==== Records

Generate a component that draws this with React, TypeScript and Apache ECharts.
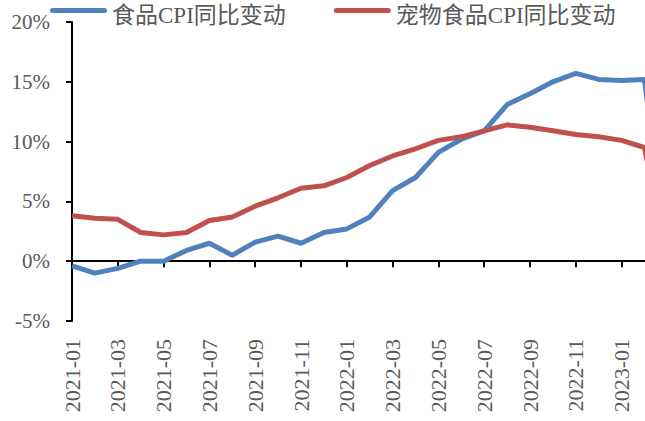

========
==== Records

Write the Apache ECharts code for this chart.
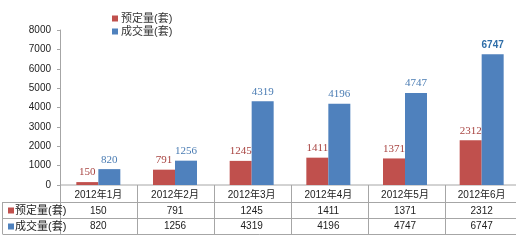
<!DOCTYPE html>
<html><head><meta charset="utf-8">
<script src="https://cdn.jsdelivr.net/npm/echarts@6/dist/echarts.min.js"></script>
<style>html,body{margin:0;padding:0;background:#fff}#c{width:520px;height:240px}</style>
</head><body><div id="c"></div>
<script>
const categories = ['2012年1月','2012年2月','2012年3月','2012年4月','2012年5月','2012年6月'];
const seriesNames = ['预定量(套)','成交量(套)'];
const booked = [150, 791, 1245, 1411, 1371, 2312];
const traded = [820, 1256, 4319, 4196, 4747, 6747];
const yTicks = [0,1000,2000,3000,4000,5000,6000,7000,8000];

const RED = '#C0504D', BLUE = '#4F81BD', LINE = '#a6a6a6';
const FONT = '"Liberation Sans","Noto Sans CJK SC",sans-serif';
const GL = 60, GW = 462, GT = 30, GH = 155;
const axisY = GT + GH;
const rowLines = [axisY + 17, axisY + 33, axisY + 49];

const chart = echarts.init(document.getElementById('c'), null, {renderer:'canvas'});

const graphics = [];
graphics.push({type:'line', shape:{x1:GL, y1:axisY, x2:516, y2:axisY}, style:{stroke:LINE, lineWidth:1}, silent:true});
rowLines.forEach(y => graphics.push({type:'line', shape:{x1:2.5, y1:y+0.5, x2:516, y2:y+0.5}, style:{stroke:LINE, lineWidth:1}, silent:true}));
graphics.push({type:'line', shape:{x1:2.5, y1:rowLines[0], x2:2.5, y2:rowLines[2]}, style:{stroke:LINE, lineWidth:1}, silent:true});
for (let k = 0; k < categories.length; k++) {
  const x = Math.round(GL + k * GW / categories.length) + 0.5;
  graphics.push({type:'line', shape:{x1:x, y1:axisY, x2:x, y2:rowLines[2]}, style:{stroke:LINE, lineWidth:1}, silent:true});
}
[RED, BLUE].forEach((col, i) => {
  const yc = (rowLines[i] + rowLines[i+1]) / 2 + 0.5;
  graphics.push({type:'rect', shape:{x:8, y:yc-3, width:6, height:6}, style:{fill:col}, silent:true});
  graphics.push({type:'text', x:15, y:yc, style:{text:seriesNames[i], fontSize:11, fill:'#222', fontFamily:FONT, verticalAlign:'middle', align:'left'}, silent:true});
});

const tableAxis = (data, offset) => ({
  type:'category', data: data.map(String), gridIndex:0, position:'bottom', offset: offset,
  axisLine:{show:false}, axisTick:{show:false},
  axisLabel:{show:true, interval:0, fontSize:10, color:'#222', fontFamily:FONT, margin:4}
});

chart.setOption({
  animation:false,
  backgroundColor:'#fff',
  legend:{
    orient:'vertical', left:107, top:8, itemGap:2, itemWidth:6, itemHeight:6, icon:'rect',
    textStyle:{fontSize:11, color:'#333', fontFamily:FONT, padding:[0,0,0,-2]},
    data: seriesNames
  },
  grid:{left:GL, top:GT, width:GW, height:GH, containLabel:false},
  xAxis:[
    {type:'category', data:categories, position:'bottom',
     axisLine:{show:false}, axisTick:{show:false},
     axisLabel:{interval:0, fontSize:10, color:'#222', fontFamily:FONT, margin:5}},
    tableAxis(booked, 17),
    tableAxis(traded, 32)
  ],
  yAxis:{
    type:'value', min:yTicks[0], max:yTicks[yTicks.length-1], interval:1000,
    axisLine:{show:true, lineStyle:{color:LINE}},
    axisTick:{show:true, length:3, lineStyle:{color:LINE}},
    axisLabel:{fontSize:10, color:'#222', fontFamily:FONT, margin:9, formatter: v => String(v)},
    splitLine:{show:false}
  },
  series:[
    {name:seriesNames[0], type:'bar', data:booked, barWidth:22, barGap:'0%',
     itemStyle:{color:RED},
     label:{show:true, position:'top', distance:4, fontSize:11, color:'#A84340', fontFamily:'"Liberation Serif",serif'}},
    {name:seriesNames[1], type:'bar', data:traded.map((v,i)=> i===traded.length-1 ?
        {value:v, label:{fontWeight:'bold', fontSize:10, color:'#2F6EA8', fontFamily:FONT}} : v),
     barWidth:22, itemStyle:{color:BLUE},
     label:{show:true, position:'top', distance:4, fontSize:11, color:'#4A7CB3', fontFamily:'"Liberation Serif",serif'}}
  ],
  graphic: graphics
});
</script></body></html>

========

- **What is expected**
Count the lines above in which the word "this" appears, then state only that count.

- **Reply**
2